If your organization is facing a forced or time-constrained asset disposition, Maascompanies offers specialized liquidation services tailored to industrial plants, equipment, real estate, and commercial properties. Contact Maascompanies to discuss a recovery strategy before timeline pressure forces a suboptimal outcome.

FAQ

What is the forced liquidation meaning in finance?

Forced liquidation is the involuntary sale of assets initiated by a creditor, broker, or court to satisfy outstanding financial obligations, typically resulting in asset sales at 40-60% of fair market value due to compressed timelines and distressed conditions.

Can a broker liquidate my account without notifying me first?

Yes. Most margin agreements legally grant brokers the right to liquidate portfolios without prior notice, as their primary obligation is protecting their capital and maintaining market stability rather than serving the investor’s timing preferences.

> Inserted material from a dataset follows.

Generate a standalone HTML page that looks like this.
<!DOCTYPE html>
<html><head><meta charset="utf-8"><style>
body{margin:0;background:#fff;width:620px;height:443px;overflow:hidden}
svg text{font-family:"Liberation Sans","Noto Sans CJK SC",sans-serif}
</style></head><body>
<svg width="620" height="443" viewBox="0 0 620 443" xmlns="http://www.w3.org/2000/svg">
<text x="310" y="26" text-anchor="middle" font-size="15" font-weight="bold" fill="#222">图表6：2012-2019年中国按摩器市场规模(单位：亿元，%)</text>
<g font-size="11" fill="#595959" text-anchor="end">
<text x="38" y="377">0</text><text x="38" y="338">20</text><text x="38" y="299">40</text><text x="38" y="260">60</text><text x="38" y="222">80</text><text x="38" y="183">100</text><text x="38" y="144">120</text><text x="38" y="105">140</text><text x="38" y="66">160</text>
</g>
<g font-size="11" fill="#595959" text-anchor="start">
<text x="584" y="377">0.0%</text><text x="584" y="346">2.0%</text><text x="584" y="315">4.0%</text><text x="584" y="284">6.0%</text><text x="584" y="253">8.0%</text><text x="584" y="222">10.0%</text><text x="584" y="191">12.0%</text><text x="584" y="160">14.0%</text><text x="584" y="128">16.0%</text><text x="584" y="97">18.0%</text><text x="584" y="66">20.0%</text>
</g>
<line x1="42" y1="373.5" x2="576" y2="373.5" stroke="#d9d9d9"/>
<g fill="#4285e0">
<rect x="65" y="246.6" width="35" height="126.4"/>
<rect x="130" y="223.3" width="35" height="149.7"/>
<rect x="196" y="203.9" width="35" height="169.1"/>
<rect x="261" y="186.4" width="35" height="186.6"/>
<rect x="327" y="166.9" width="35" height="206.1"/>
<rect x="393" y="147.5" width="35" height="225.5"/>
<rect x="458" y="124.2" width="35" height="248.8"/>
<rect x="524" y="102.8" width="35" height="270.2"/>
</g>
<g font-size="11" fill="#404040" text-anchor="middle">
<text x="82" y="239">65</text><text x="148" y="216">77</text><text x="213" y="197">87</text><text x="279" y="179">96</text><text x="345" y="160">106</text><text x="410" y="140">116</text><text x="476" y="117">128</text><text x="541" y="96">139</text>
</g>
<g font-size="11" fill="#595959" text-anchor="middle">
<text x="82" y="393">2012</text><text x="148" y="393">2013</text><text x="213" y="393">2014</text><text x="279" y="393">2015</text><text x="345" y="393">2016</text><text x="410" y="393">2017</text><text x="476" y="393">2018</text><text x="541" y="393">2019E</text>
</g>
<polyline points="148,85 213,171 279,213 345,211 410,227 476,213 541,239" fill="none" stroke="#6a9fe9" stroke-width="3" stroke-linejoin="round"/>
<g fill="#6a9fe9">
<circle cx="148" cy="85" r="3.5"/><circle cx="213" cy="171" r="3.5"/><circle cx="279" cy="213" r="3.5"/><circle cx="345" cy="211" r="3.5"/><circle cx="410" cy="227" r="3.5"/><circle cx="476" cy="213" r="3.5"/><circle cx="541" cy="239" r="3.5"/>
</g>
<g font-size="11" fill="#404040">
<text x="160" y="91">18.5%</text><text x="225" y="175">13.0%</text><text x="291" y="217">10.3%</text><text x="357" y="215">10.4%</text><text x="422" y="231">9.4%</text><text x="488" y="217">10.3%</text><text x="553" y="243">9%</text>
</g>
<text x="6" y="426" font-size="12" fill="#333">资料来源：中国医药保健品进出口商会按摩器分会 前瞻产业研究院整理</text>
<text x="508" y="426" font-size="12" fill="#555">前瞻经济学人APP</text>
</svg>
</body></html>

What is a forced liquidation example in business?

A Chapter 7 bankruptcy is a direct forced liquidation example. A court-appointed trustee seizes non-exempt business assets and sells them through public auction, with proceeds distributed to creditors according to priority rules, typically leaving equity holders with little or nothing.

How does forced liquidation differ from orderly liquidation?

Forced liquidation occurs under time pressure with minimal marketing, yielding lower recovery rates. Orderly liquidation allows 3-9 months of structured marketing and negotiation, typically recovering 20% more than forced auctions through targeted buyer outreach and competitive bidding.

What are the main reasons for forced liquidation?

The primary reasons for forced liquidation include margin calls in leveraged trading accounts, loan defaults triggering creditor collateral seizure, court-ordered bankruptcy proceedings under Chapter 7, and regulatory enforcement actions requiring asset divestiture.